75-year-old Rohingya refugee Lalu Bibi passed away on Wednesday in a sub-jail converted ‘holding centre’ in Jammu’s Hira Nagar where she has been held since March 2021, a lawyer and Rohingya activist told Maktoob. Bibi is the seventh Rohingya refugee to die in the facility, where nearly 270 refugees remain in indefinite detention.
The cause of death is not confirmed as the body has not been released to her children, living in a refugee camp in Jammu, pending procedures. The body has been at Government Medical College Jammu in Bakshi Nagar for over a day, sources told Maktoob.
Several of the detainees, including Bibi, have refugee cards issued by the United Nations High Commissioner for Refugees (UNHCR). This week, UNHCR said in a statement that there are 676 Rohingya refugees in detention across India and 608 of them have no ongoing court cases or sentences pending.
In July last year, a five-month-old girl also died in the facility after police fired teargas at Rohingyians protesting over indefinite detention, demanding they be either deported to their homeland, Myanmar, or released.
An estimated 40,000 Rohingyas sought asylum in India. UNHCR India acknowledged the presence of 18,000 Rohingyas who are registered as refugees. In August, the Supreme Court sought a response from the Indian government on a plea seeking the release of Rohingya asylum seekers and refugees who are in indefinite detention in the country.
“These deaths are a stark reminder that we are failing in our duty—both legally and morally—to safeguard those who sought refuge on our soil,” Human rights lawyer Fazal Abdali told Maktoob. “Immediate action is needed to end the unlawful detention of refugees and to honor the legal commitments we have made under both national and international law.”
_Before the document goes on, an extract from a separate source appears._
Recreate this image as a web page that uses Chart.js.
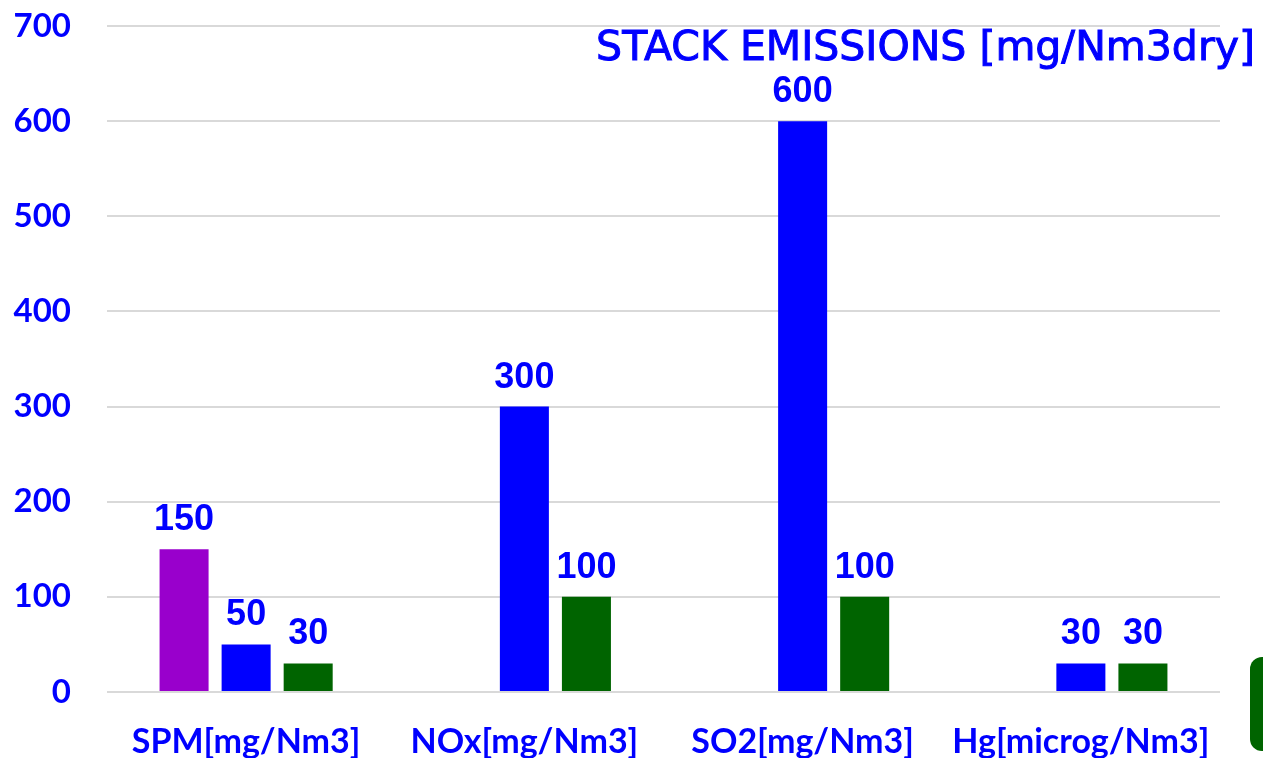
<!DOCTYPE html>
<html>
<head>
<meta charset="utf-8">
<script src="https://cdn.jsdelivr.net/npm/chart.js@4/dist/chart.umd.min.js"></script>
<style>
  html, body { margin: 0; padding: 0; background: #ffffff; }
  #wrap { width: 1263px; height: 758px; position: relative; }
</style>
</head>
<body>
<div id="wrap"><canvas id="c"></canvas></div>
<script>
// Pollutant categories and the three emission series
const categories = ['SPM[mg/Nm3]', 'NOx[mg/Nm3]', 'SO2[mg/Nm3]', 'Hg[microg/Nm3]'];
const purpleValues = [150, null, null, null];
const blueValues = [50, 300, 600, 30];
const greenValues = [30, 100, 100, 30];
const yTicks = [0, 100, 200, 300, 400, 500, 600, 700];
const chartTitle = 'STACK EMISSIONS [mg/Nm3dry]';

const BLUE = '#0000FF';
const PURPLE = '#9900CC';
const GREEN = '#006400';

// Value labels above each bar
const valueLabels = {
  id: 'valueLabels',
  afterDatasetsDraw(chart) {
    const ctx = chart.ctx;
    ctx.save();
    ctx.font = 'bold 36px "Liberation Sans", Arial, sans-serif';
    ctx.fillStyle = BLUE;
    ctx.textAlign = 'center';
    ctx.textBaseline = 'alphabetic';
    chart.data.datasets.forEach((ds, i) => {
      const meta = chart.getDatasetMeta(i);
      meta.data.forEach((bar, j) => {
        const v = ds.data[j];
        if (v === null || v === undefined) return;
        ctx.fillText(String(v), bar.x, bar.y - 19);
      });
    });
    ctx.restore();
  }
};

// Heading in the upper right plus the green tab at the lower right edge
const decorations = {
  id: 'decorations',
  afterDraw(chart) {
    const ctx = chart.ctx;
    ctx.save();
    ctx.font = '41px "DejaVu Sans", sans-serif';
    ctx.fillStyle = BLUE;
    ctx.strokeStyle = BLUE;
    ctx.lineWidth = 1;
    ctx.textAlign = 'right';
    ctx.textBaseline = 'alphabetic';
    ctx.fillText(chartTitle, 1255, 60);
    ctx.strokeText(chartTitle, 1255, 60);

    ctx.fillStyle = GREEN;
    ctx.beginPath();
    ctx.roundRect(1250, 657, 40, 94, 12);
    ctx.fill();
    ctx.restore();
  }
};

new Chart(document.getElementById('c'), {
  type: 'bar',
  data: {
    labels: categories,
    datasets: [
      { data: purpleValues, backgroundColor: PURPLE },
      { data: blueValues, backgroundColor: BLUE },
      { data: greenValues, backgroundColor: GREEN }
    ]
  },
  options: {
    responsive: true,
    maintainAspectRatio: false,
    animation: false,
    layout: { padding: { top: 0, right: 43, bottom: 0, left: 0 } },
    datasets: { bar: { categoryPercentage: 0.669, barPercentage: 0.79 } },
    plugins: {
      legend: { display: false },
      tooltip: { enabled: false },
      title: { display: false }
    },
    scales: {
      x: {
        grid: { display: false },
        border: { display: false },
        ticks: {
          color: BLUE,
          font: { family: 'Lato, "Open Sans", sans-serif', weight: 'bold', size: 34 },
          padding: 22,
          maxRotation: 0,
          autoSkip: false
        },
        afterFit(s) { s.height = 66; }
      },
      y: {
        min: 0,
        max: 700,
        afterBuildTicks(s) { s.ticks = yTicks.map(v => ({ value: v })); },
        grid: { color: '#d9d9d9', lineWidth: 2, drawTicks: false },
        border: { display: false },
        ticks: {
          color: BLUE,
          font: { family: 'Lato, "Open Sans", sans-serif', weight: 'bold', size: 33 },
          padding: 36
        },
        afterFit(s) {
          s.width = 107;
          s.paddingTop = 26;
          s.paddingBottom = 0;
        }
      }
    }
  },
  plugins: [valueLabels, decorations]
});
</script>
</body>
</html>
“Our Supreme Court has made it clear: prolonged detention without due process is a violation of the constitutional rights to life and liberty. Yet, we continue to hold refugees in inhumane conditions, denying them basic dignity and justice,” Abdali said.
Abdali, who is part of the legal aid team for Rohingyas, said the tragic deaths expose the brutal reality of the conditions refugees face in the Hira Nagar “Detention Centre”.
“Both (the women and the child) held valid UNHCR refugee cards, yet they perished in indefinite detention—a practice that international law, including the UN Convention Against Torture, condemns as a form of torture. These vulnerable individuals, fleeing persecution, were entitled to protection, not punishment.”
While India has not ratified the 1951 Refugee Convention, the Indian Constitution’s Article 21 provides a guarantee of the right to life to all individuals located within the territorial boundaries of the nation.
The death comes as about 103 Rohingya Muslims and 30 Christian Chin refugees, all from Myanmar, have been on a hunger strike since Monday to protest their indefinite detention at a camp in Assam. The protesters want to be handed over to UNHCR and resettled in a third country.
The deaths are due to poor medical care in the camp, Sabber Kyaw Min, Director of the Rohingya Human Rights Initiative, told Maktoob.
“They have not done any crime. They fled Myanmar due to genocide and crimes against humanity and came to India,” Kyaw Min told Maktoob, blaming the UNHCR for failing to protect them.
Myanmar government troops killed an estimated 25,000 Rohingyas and forced more than 750,000 from the state as mass atrocities against the ethnic group were launched in August 2017.
A report titled “Destinies Under Detention: A Case for the Right to Dignity & Humane Treatment of Rohingya Refugees in India” published in July 2024, found that nearly “every single Rohingya inside the detention centre complains of long-term medical complications, weakness, UTIs, and various other problems that remain undetected.”
United States, in 2022, following a rigorous factual and legal analysis, determined that members of the Burmese military committed genocide and crimes against humanity against Rohingya.